Tendo o autor efectuado a obrigação a que estava adstrito e para si decorrente do aludido contrato, porquanto procedeu ao empréstimo do montante monetário solicitado, já os réus não satisfizeram integralmente a obrigação que sobre si impendia, não efectuando o pagamento (ou seja, a restituição do capital mutuado, acrescido dos juros remuneratórios) a partir da 31ª prestação, o que determinou o vencimento de todas as restantes prestações.
Tendo o apelado, atento o vencimento antecipado, reclamado dos réus, além do mais (capital e juros de mora) os juros remuneratórios – ou seja, os juros destinados a remunerar o capital mutuado e que seriam devidos se o contrato fosse cumprido, relativos ao período temporal posterior ao do momento do vencimento antecipado –, sustenta o apelante que não lhe podem ser cobrados e incluídos nas prestações do capital cujo vencimento é antecipado juros remuneratórios que efectivamente não se venceram, por não corresponderem a um tempo efectivamente gasto. Baseia-se, além do mais, na doutrina do Acórdão do S.T.J. nº 7/2009, de 25/03/2009 (no DR, 1ª Série, nº 86, de 5/05/2009, que uniformizou jurisprudência segundo a qual no ‘contrato de mútuo oneroso liquidável em prestações, o vencimento imediato destas ao abrigo de cláusula de redacção conforme ao artigo 781º do Código Civil não implica a obrigação de pagamento dos juros remuneratórios nelas incorporados’), uma vez que as partes expressamente convencionaram regime diferente do que resulta da mera aplicação do princípio afirmado no art. 781º do C.C..
É manifesto que o regime estabelecido no art. 781º do C.C. é supletivo, podendo as partes, no âmbito da sua liberdade contratual (quer na vertente relativa à liberdade de conformação ou modelação dos contratos, quer na vertente da própria liberdade de celebração ou conclusão dos contratos), corolário da liberdade de autodeterminação pessoal, estabelecida no artigo 405º do C.C, estipular regime diverso. Como se diz no referido A.U.J. nº 7/2009, o art. 781º do C.C. não é uma norma ‘imperativa, pelo que existindo uma qualquer cláusula estipulada num contrato ainda que de adesão, atribuindo outras consequências à mora do devedor será esta a prevalecer, face ao princípio da liberdade contratual consagrado no artigo 405º do Código Civil.

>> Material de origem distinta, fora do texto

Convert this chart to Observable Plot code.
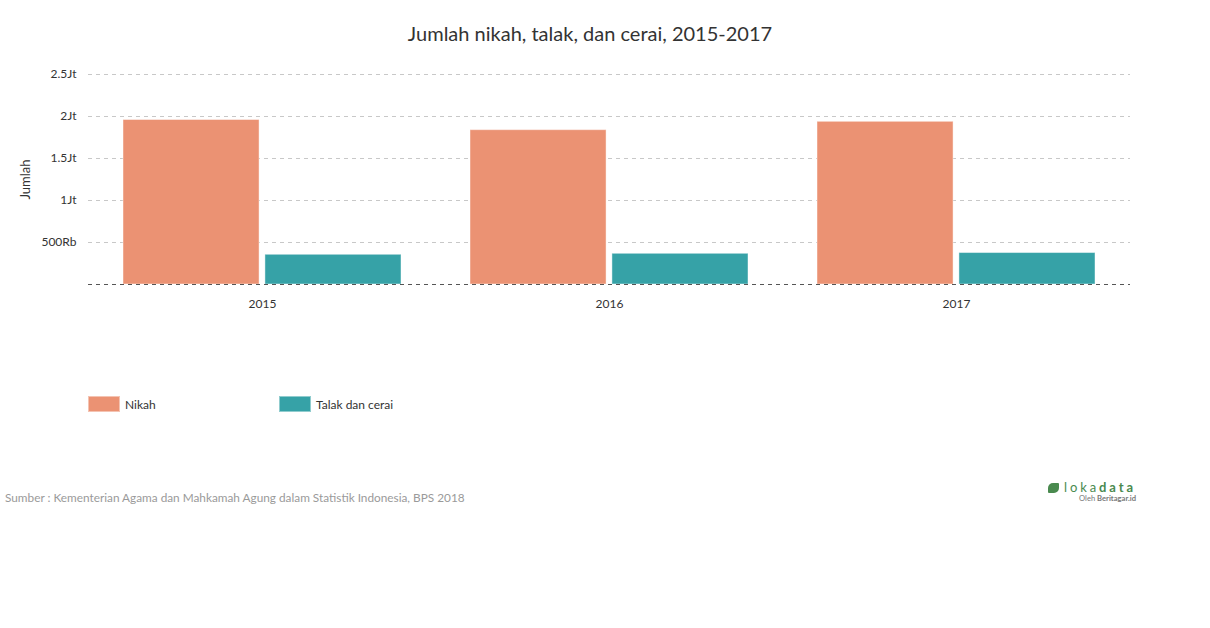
<!DOCTYPE html>
<html>
<head>
<meta charset="utf-8">
<script src="https://cdn.jsdelivr.net/npm/d3@7"></script>
<script src="https://cdn.jsdelivr.net/npm/@observablehq/plot@0.6"></script>
<style>
  body { margin: 0; background: #fff; font-family: Lato, "Open Sans", sans-serif; width: 1210px; height: 628px; position: relative; overflow: hidden; }
  #title { height: 60px; line-height: 66px; text-align: center; font-size: 20px; color: #333; padding-right: 30px; box-sizing: border-box; }
  #legend { margin-top: 76px; margin-left: 88px; display: flex; font-size: 12px; color: #333; height: 16px; }
  .item { display: flex; align-items: center; width: 191px; }
  .sw { width: 32px; height: 16px; margin-right: 5px; box-sizing: border-box; border: 1px solid rgba(255,255,255,0.45); }
  #source { position: absolute; left: 5px; top: 490px; font-size: 11.8px; color: #9a9a9a; }
  #logo { position: absolute; left: 1040px; top: 480px; width: 96px; text-align: right; }
  #logo .brand { font-size: 13px; letter-spacing: 2.9px; color: #4a8a4f; line-height: 14px; }
  #logo .brand b { font-weight: 700; }
  #logo .by { font-size: 7.6px; color: #777; line-height: 9px; }
  #logo .leaf { display: inline-block; width: 11px; height: 10px; background: #4a8a4f; border-radius: 5px 1px 5px 1px; margin-right: 5px; vertical-align: -1px; }
  g[aria-label="y-axis label"] text { font-size: 13px; }
</style>
</head>
<body>
<div id="title">Jumlah nikah, talak, dan cerai, 2015-2017</div>
<div id="chart"></div>
<div id="legend"></div>
<div id="source">Sumber : Kementerian Agama dan Mahkamah Agung dalam Statistik Indonesia, BPS 2018</div>
<div id="logo"><div class="brand"><span class="leaf"></span>loka<b>data</b></div><div class="by">Oleh <b>Beritagar.id</b></div></div>
<script>
const years = ["2015", "2016", "2017"];
const series = ["Nikah", "Talak dan cerai"];
const nikah = [1958394, 1837185, 1936934];
const talakCerai = [353843, 365633, 374516];
const colors = ["#eb9273", "#36a2a7"];
const yTicks = [0, 500000, 1000000, 1500000, 2000000, 2500000];

const nikahData = years.map((y, i) => ({year: y, series: series[0], value: nikah[i]}));
const talakData = years.map((y, i) => ({year: y, series: series[1], value: talakCerai[i]}));

const fmt = d => d === 0 ? "" : d >= 1e6 ? (d / 1e6) + "Jt" : (d / 1e3) + "Rb";

const W = 1210, ML = 88, MR = 80;
const xScale = d3.scaleBand().domain(years).range([ML, W - MR]).paddingInner(0.2).paddingOuter(0.1);
const bw = xScale.bandwidth();
const gap = 6;
const half = (bw - gap) / 2;

const chart = Plot.plot({
  width: W,
  height: 260,
  marginTop: 14,
  marginBottom: 36,
  marginLeft: ML,
  marginRight: MR,
  style: {fontFamily: "Lato, sans-serif", fontSize: "12px", color: "#333"},
  x: {domain: years, paddingInner: 0.2, paddingOuter: 0.1, label: null},
  y: {domain: [0, 2500000], ticks: yTicks, label: null},
  color: {domain: series, range: colors},
  marks: [
    Plot.ruleY(yTicks.filter(d => d > 0), {stroke: "#c8c8c8", strokeDasharray: "4,4", strokeWidth: 1}),
    Plot.axisY({ticks: yTicks, tickFormat: fmt, tickSize: 0, tickPadding: 12, fontSize: 12, label: "Jumlah", labelAnchor: "center", labelArrow: "none", labelOffset: 68}),
    Plot.axisX({tickSize: 0, tickPadding: 15, fontSize: 12, label: null}),
    Plot.barY(nikahData, {x: "year", y: "value", fill: "series", stroke: "white", strokeOpacity: 0.45, strokeWidth: 1, insetRight: bw - half}),
    Plot.barY(talakData, {x: "year", y: "value", fill: "series", stroke: "white", strokeOpacity: 0.45, strokeWidth: 1, insetLeft: bw - half}),
    Plot.ruleY([0], {stroke: "#555", strokeDasharray: "4,4", strokeWidth: 1})
  ]
});
document.getElementById("chart").appendChild(chart);

const legend = document.getElementById("legend");
series.forEach((s, i) => {
  const it = document.createElement("div");
  it.className = "item";
  it.innerHTML = `<span class="sw" style="background:${colors[i]}"></span><span>${s}</span>`;
  legend.appendChild(it);
});
</script>
</body>
</html>
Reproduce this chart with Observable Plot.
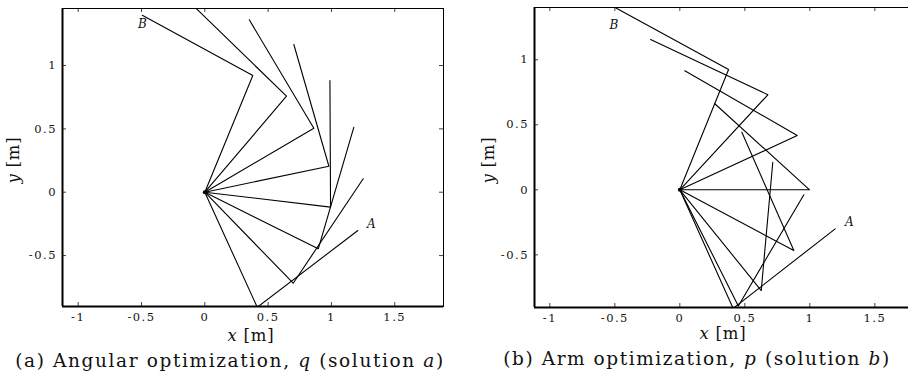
<!DOCTYPE html>
<html><head><meta charset="utf-8">
<script src="https://cdn.jsdelivr.net/npm/d3@7"></script>
<script src="https://cdn.jsdelivr.net/npm/@observablehq/plot@0.6"></script>
<style>
body{margin:0;background:#fff;}
#wrap{position:relative;width:908px;height:376px;overflow:hidden;background:#fff;font-family:"DejaVu Serif","Liberation Serif",serif;color:#111;}
.panel{position:absolute;top:0;width:480px;}
.panel svg{max-width:none !important;}
.lbl,.cap{position:absolute;white-space:nowrap;line-height:1;}
.lbl{font-size:16.5px;}
.cap{font-size:18.5px;}
[aria-label*="tick label"] text{letter-spacing:1.5px;}
</style></head><body><div id="wrap"></div>
<script>
// tick values
const xTicks = [-1, -0.5, 0, 0.5, 1, 1.5];
const yTicks = [-0.5, 0, 0.5, 1];
const originPt = [{x: 0, y: 0}];

// (a) Angular optimization: elbow and end-effector positions, from A to B
const aElbowX = [0.414, 0.698, 0.896, 0.993, 0.980, 0.861, 0.645, 0.379];
const aElbowY = [-0.908, -0.718, -0.447, -0.118, 0.205, 0.505, 0.758, 0.921];
const aEndX   = [1.209, 1.251, 1.177, 0.988, 0.703, 0.351, -0.073, -0.494];
const aEndY   = [-0.302, 0.106, 0.513, 0.882, 1.166, 1.361, 1.455, 1.397];
const aLabelText = ["A", "B"];
const aLabelX = [1.315, -0.492];
const aLabelY = [-0.25, 1.325];

// (b) Arm optimization
const bElbowX = [0.41, 0.45, 0.626, 0.877, 0.998, 0.903, 0.677, 0.375];
const bElbowY = [-0.912, -0.893, -0.775, -0.467, 0.0, 0.418, 0.731, 0.925];
const bEndX   = [1.195, 0.954, 0.715, 0.477, 0.269, 0.038, -0.225, -0.495];
const bEndY   = [-0.30, -0.038, 0.212, 0.443, 0.662, 0.915, 1.156, 1.40];
const bLabelText = ["A", "B"];
const bLabelX = [1.303, -0.508];
const bLabelY = [-0.249, 1.269];

function arms(ex, ey, px, py) {
  const rows = [];
  ex.forEach((_, i) => {
    rows.push({k: i, x: 0, y: 0}, {k: i, x: ex[i], y: ey[i]}, {k: i, x: px[i], y: py[i]});
  });
  return rows;
}
function labels(t, lx, ly) { return t.map((s, i) => ({t: s, x: lx[i], y: ly[i]})); }

function panel({rows, labs, xDomain, yDomain, width, mL, mR, mT, mB}) {
  const H = 376 - mT - mB, W = width - mL - mR;
  return Plot.plot({
    width, height: 376, marginLeft: mL, marginRight: mR, marginTop: mT, marginBottom: mB,
    x: {domain: xDomain, label: null},
    y: {domain: yDomain, label: null},
    style: {fontFamily: "'DejaVu Serif','Liberation Serif',serif", fontSize: "11.5px", color: "#111", background: "transparent"},
    marks: [
      Plot.line(rows, {x: "x", y: "y", z: "k", stroke: "#000", strokeWidth: 1.1, clip: true}),
      Plot.dot(originPt, {x: "x", y: "y", r: 2, fill: "#000"}),
      Plot.text(labs, {x: "x", y: "y", text: "t", fontStyle: "italic", fontSize: 12, fill: "#111"}),
      Plot.tickX(xTicks, {x: d => d, insetTop: H - 4, stroke: "#444"}),
      Plot.tickX(xTicks, {x: d => d, insetBottom: H - 4, stroke: "#444"}),
      Plot.tickY(yTicks, {y: d => d, insetRight: W - 4, stroke: "#444"}),
      Plot.tickY(yTicks, {y: d => d, insetLeft: W - 4, stroke: "#444"}),
      Plot.frame({stroke: "#000", strokeWidth: 1}),
      Plot.ruleX([xDomain[0]], {stroke: "#000", strokeWidth: 2}),
      Plot.ruleY([yDomain[0]], {stroke: "#000", strokeWidth: 2}),
      Plot.axisX({ticks: xTicks, tickSize: 0, tickPadding: 6, tickFormat: d => String(d), label: null}),
      Plot.axisY({ticks: yTicks, tickSize: 0, tickPadding: 5.5, tickFormat: d => String(d), label: null})
    ]
  });
}

const wrap = document.getElementById("wrap");
function addPanel(svg, left) {
  const d = document.createElement("div");
  d.className = "panel"; d.style.left = left + "px";
  d.appendChild(svg); wrap.appendChild(d);
}
addPanel(panel({rows: arms(aElbowX, aElbowY, aEndX, aEndY), labs: labels(aLabelText, aLabelX, aLabelY),
  xDomain: [-1.124, 1.885], yDomain: [-0.902, 1.450], width: 454, mL: 62, mR: 11, mT: 8, mB: 70}), 0);
addPanel(panel({rows: arms(bElbowX, bElbowY, bEndX, bEndY), labs: labels(bLabelText, bLabelX, bLabelY),
  xDomain: [-1.118, 1.882], yDomain: [-0.905, 1.402], width: 480, mL: 80, mR: 10, mT: 7, mB: 69}), 454);

function addText(cls, html, cx, cy, target, rot) {
  const d = document.createElement("div");
  d.className = cls; d.innerHTML = html; wrap.appendChild(d);
  const w = d.offsetWidth;
  const n = d.textContent.length;
  d.style.letterSpacing = Math.max(0, (target - w) / n) + "px";
  d.style.left = cx + "px"; d.style.top = cy + "px";
  d.style.transform = "translate(-50%,-50%)" + (rot ? " rotate(-90deg)" : "");
}
addText("lbl", "<i>x</i> [m]", 251, 336, 47);
addText("lbl", "<i>x</i> [m]", 723, 334, 47);
addText("lbl", "<i>y</i> [m]", 14, 160, 47, true);
addText("lbl", "<i>y</i> [m]", 489, 160, 47, true);
addText("cap", "(a) Angular optimization, <i>q</i> (solution <i>a</i>)", 230, 361, 430);
addText("cap", "(b) Arm optimization, <i>p</i> (solution <i>b</i>)", 697, 359, 387);
</script></body></html>
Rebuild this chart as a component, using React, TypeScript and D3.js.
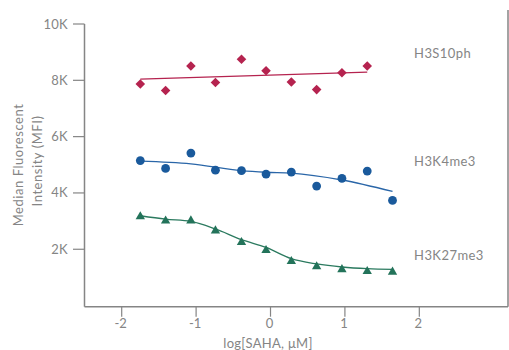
import React from "react";
import * as d3 from "d3";

const doseLog = [-1.75, -1.41, -1.07, -0.74, -0.39, -0.06, 0.28, 0.62, 0.96, 1.3, 1.64];
const h3s10ph = [7870, 7640, 8510, 7920, 8750, 8340, 7940, 7670, 8270, 8510];
const h3k4me3 = [5150, 4870, 5415, 4810, 4790, 4670, 4740, 4245, 4515, 4775, 3735];
const h3k27me3 = [3160, 3010, 3015, 2660, 2245, 1960, 1570, 1385, 1280, 1215, 1195];

const redFitX = [-1.75, 1.3];
const redFitY = [8040, 8290];
const blueFitX = [-1.75, -1.07, -0.39, -0.06, 0.28, 0.96, 1.64];
const blueFitY = [5130, 5035, 4790, 4735, 4705, 4460, 4055];
const greenFitX = [-1.75, -1.41, -1.07, -0.74, -0.39, -0.06, 0.28, 0.62, 0.96, 1.3, 1.64];
const greenFitY = [3190, 3070, 2990, 2720, 2340, 2065, 1665, 1480, 1370, 1310, 1285];

const xTicks = [-2, -1, 0, 1, 2];
const yTicks = [2000, 4000, 6000, 8000, 10000];
const yTickLabels = ["2K", "4K", "6K", "8K", "10K"];

const seriesLabels = ["H3S10ph", "H3K4me3", "H3K27me3"];
const seriesLabelY = [8950, 5130, 1770];

const FONT = "Lato, 'Open Sans', sans-serif";
const GRAY = "#858585";

export default function App() {
  const W = 509;
  const H = 350;
  const x = d3.scaleLinear().domain([-2.5, 3.2]).range([84.5, 508.6]);
  const y = d3.scaleLinear().domain([-40, 10000]).range([306.7, 24]);
  const bottom = y(-40);

  const line = (xs: number[], ys: number[]) =>
    d3
      .line<number>()
      .x((_, i) => x(xs[i]))
      .y((v) => y(v))
      .curve(d3.curveMonotoneX)(ys) || "";

  const square = d3.symbol().type(d3.symbolSquare).size(46)() || "";
  const tri = d3.symbol().type(d3.symbolTriangle).size(38)() || "";

  return (
    <svg
      width={W}
      height={H}
      style={{ position: "absolute", left: 0, top: 0, background: "#fff" }}
      fontFamily={FONT}
    >
      {/* axes */}
      <line x1={x(-2.5)} x2={x(-2.5)} y1={y(10000)} y2={bottom} stroke={GRAY} strokeWidth={1.5} />
      <line x1={x(-2.5)} x2={508} y1={bottom} y2={bottom} stroke={GRAY} strokeWidth={1.5} />
      <line x1={508} x2={508} y1={10} y2={bottom} stroke={GRAY} strokeWidth={1.5} />
      {yTicks.map((t, i) => (
        <g key={t}>
          <line x1={73} x2={x(-2.5)} y1={y(t)} y2={y(t)} stroke={GRAY} strokeWidth={1.2} />
          <text x={68} y={y(t)} dy="0.35em" textAnchor="end" fontSize={13} fill={GRAY} letterSpacing={0.3}>
            {yTickLabels[i]}
          </text>
        </g>
      ))}
      {xTicks.map((t) => (
        <g key={t}>
          <line x1={x(t)} x2={x(t)} y1={bottom} y2={bottom + 10} stroke={GRAY} strokeWidth={1.2} />
          <text x={x(t) - 1} y={323} dy="0.35em" textAnchor="middle" fontSize={13} fill={GRAY}>
            {t}
          </text>
        </g>
      ))}
      <text x={268} y={343} dy="0.35em" textAnchor="middle" fontSize={13} fill={GRAY} letterSpacing={0.3}>
        log[SAHA, μM]
      </text>
      <g transform="translate(18,165) rotate(-90)">
        <text textAnchor="middle" dy="0.35em" fontSize={13} fill={GRAY} letterSpacing={0.55}>
          Median Fluorescent
        </text>
      </g>
      <g transform="translate(37,161) rotate(-90)">
        <text textAnchor="middle" dy="0.35em" fontSize={13} fill={GRAY} letterSpacing={0.55}>
          Intensity (MFI)
        </text>
      </g>

      {/* fits */}
      <path d={line(redFitX, redFitY)} fill="none" stroke="#b5234f" strokeWidth={1.3} />
      <path d={line(blueFitX, blueFitY)} fill="none" stroke="#2a66a8" strokeWidth={1.3} />
      <path d={line(greenFitX, greenFitY)} fill="none" stroke="#2b7a5f" strokeWidth={1.3} />

      {/* markers */}
      {h3s10ph.map((v, i) => (
        <path
          key={"r" + i}
          d={square}
          transform={`translate(${x(doseLog[i])},${y(v)}) rotate(45)`}
          fill="#b5234f"
        />
      ))}
      {h3k4me3.map((v, i) => (
        <circle key={"b" + i} cx={x(doseLog[i])} cy={y(v)} r={4.4} fill="#1a5a9c" />
      ))}
      {h3k27me3.map((v, i) => (
        <path
          key={"g" + i}
          d={tri}
          transform={`translate(${x(doseLog[i])},${y(v)})`}
          fill="#23735a"
        />
      ))}

      {/* series labels */}
      {seriesLabels.map((s, i) => (
        <text key={s} x={414} y={y(seriesLabelY[i])} dy="0.35em" fontSize={13} fill={GRAY} letterSpacing={0.45}>
          {s}
        </text>
      ))}
    </svg>
  );
}
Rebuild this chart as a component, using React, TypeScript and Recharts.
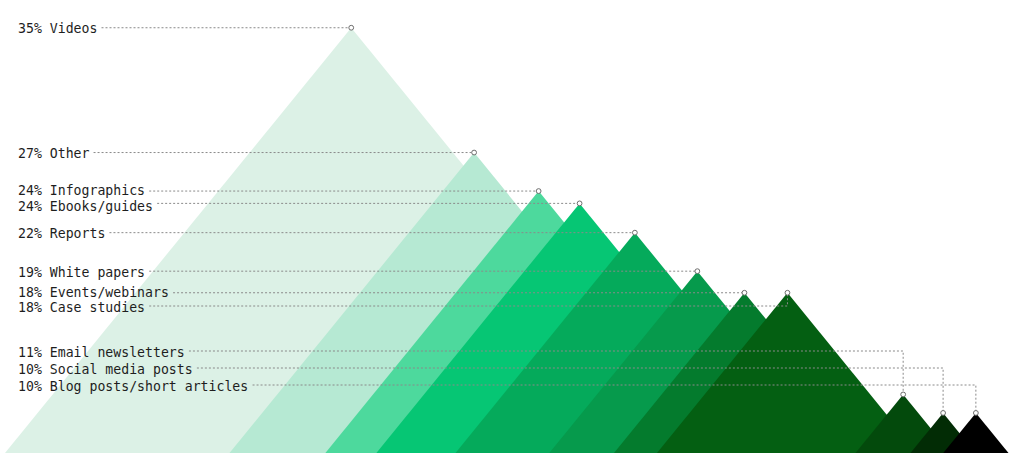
import React from 'react';
import { ComposedChart, Area, Scatter, XAxis, YAxis } from 'recharts';

// content formats, tallest peak first
const categories = [
  'Videos',
  'Other',
  'Infographics',
  'Ebooks/guides',
  'Reports',
  'White papers',
  'Events/webinars',
  'Case studies',
  'Email newsletters',
  'Social media posts',
  'Blog posts/short articles',
];
// share of respondents (%), read from peak heights
const shares = [35, 26.9, 24.4, 23.6, 21.7, 19.2, 17.8, 17.8, 11.2, 10, 10];
// horizontal position of each peak (0-100 scale)
const peakPositions = [34.3, 46.3, 52.6, 56.6, 62.0, 68.1, 72.7, 76.9, 88.2, 92.1, 95.3];
const shadeColors = [
  '#dcf1e6', '#b6e9d3', '#4dd99d', '#06c674', '#05aa5b', '#069a4c',
  '#047b2d', '#045f12', '#034a0c', '#022c05', '#000000',
];

const FLOOR = 7.4; // value at the ground line
const CEIL = 36.8;
const SPREAD = 1.225; // x units of half-width per % above floor

// label rows (px) for the text column on the left
const labelRows = [28, 153, 190, 206, 233, 272, 292, 307, 352, 369, 386];
const TEXT_X = 18;
const CHAR_W = 7.95;

const peaks = shares.map((v, i) => {
  const w = (v - FLOOR) * SPREAD;
  return [
    { x: peakPositions[i] - w, y: FLOOR },
    { x: peakPositions[i], y: v },
    { x: peakPositions[i] + w, y: FLOOR },
  ];
});

const apexes = shares.map((v, i) => ({ x: peakPositions[i], y: v, idx: i }));

const ApexLabel = (props: any) => {
  const { cx, cy, payload } = props;
  const i = payload.idx;
  const text = `${Math.round(shares[i])}% ${categories[i]}`;
  const row = labelRows[i];
  const startX = TEXT_X + text.length * CHAR_W + 4;
  const elbow = Math.abs(row - cy) > 6;
  const lineY = elbow ? row - 1 : cy;
  const dash = { stroke: '#8a8a8a', strokeWidth: 1, strokeDasharray: '2 2', fill: 'none' };
  return (
    <g>
      <text
        x={TEXT_X}
        y={row}
        dominantBaseline="central"
        fontFamily="'DejaVu Sans Mono', monospace"
        fontSize={13.2}
        fill="#1e1e1e"
      >
        {text}
      </text>
      {elbow ? (
        <polyline points={`${startX},${lineY} ${cx},${lineY} ${cx},${cy}`} {...dash} />
      ) : (
        <line x1={startX} y1={cy} x2={cx} y2={cy} {...dash} />
      )}
      <circle cx={cx} cy={cy} r={2.4} fill="#fff" stroke="#6e6e6e" strokeWidth={1} />
    </g>
  );
};

export default function App() {
  return (
    <div style={{ position: 'absolute', left: 0, top: 0, width: 1024, height: 459, background: '#fff' }}>
      <ComposedChart width={1024} height={459} margin={{ top: 0, right: 0, bottom: 6, left: 0 }}>
        <XAxis type="number" dataKey="x" domain={[0, 100]} hide allowDataOverflow />
        <YAxis type="number" dataKey="y" domain={[FLOOR, CEIL]} hide allowDataOverflow />
        {peaks.map((d, i) => (
          <Area
            key={categories[i]}
            data={d}
            dataKey="y"
            type="linear"
            stroke="none"
            fill={shadeColors[i]}
            fillOpacity={1}
            baseValue={FLOOR}
            dot={false}
            activeDot={false}
            isAnimationActive={false}
          />
        ))}
        <Scatter data={apexes} dataKey="y" shape={<ApexLabel />} isAnimationActive={false} />
      </ComposedChart>
    </div>
  );
}
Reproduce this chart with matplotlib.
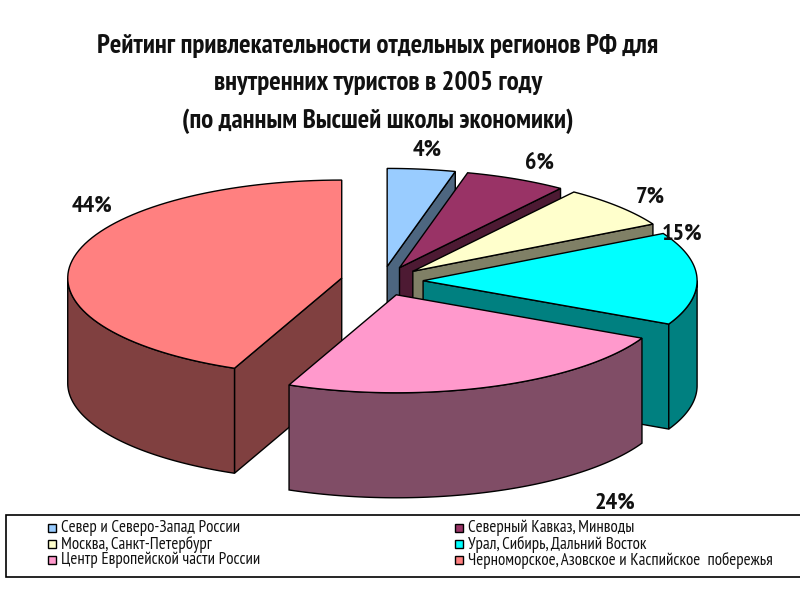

Importa, assim, interpretar as cláusulas contratuais estipuladas, por forma a saber se foi expressamente clausulado, no caso dos autos, regime diverso do que resulta da mera aplicação da solução plasmada no art. 781º do C.C., como sustenta o apelado, ou, como vem sustentado pelo apelante, ao caso é aplicável a jurisprudência uniformizada pelo A.U.J. nº 7/2009, não implicando o vencimento imediato de todas as prestações a obrigação de pagamento dos juros remuneratórios nelas incorporados.
Ora, o teor da Cláusula 8.a das Condições Gerais, al. b), é o seguinte: "em caso de não pagamento de três ou mais prestações sucessivas o C… poderá considerar vencidas todas as restantes prestações incluindo nelas juros remuneratórios e demais encargos incorporados no montante de cada prestação mencionada nas Condições Especificas ". À luz da teoria da impressão do destinatário, consagrada no art. 236º, nº 1 do C.C. (para cujo regime remete, aliás, o art. 10º do DL 446/85, de 25/20 – Lei das Cláusulas Contratuais Gerais), a determinação do sentido e alcance decisivo de tal estipulação não permite ao intérprete outra conclusão que não seja a de considerar que um declaratário normal, colocado na posição do réu, a entenderia como significando que, em caso de falta de pagamento de três ou mais prestações sucessivas, haveria lugar, não só à perda do benefício do pagamento escalonado no tempo do capital emprestado, como ainda ao pagamento dos juros remuneratórios e demais encargos incorporados no montante de cada prestação mencionada nas Condições Especificas, nos exactos termos que ocorreriam caso todas prestações acordadas fossem liquidadas na respectiva data de vencimento. Por um lado, o texto da cláusula não permite razoavelmente leitura diferente. Por outro, o contrato de crédito ao consumo dos autos foi celebrado poucos meses após a publicação do A.U.J. nº 7/2009, não interessando às instituições de crédito o regime supletivo estabelecido no art. 781º do C.C. nos termos em que esse aresto uniformizou jurisprudência.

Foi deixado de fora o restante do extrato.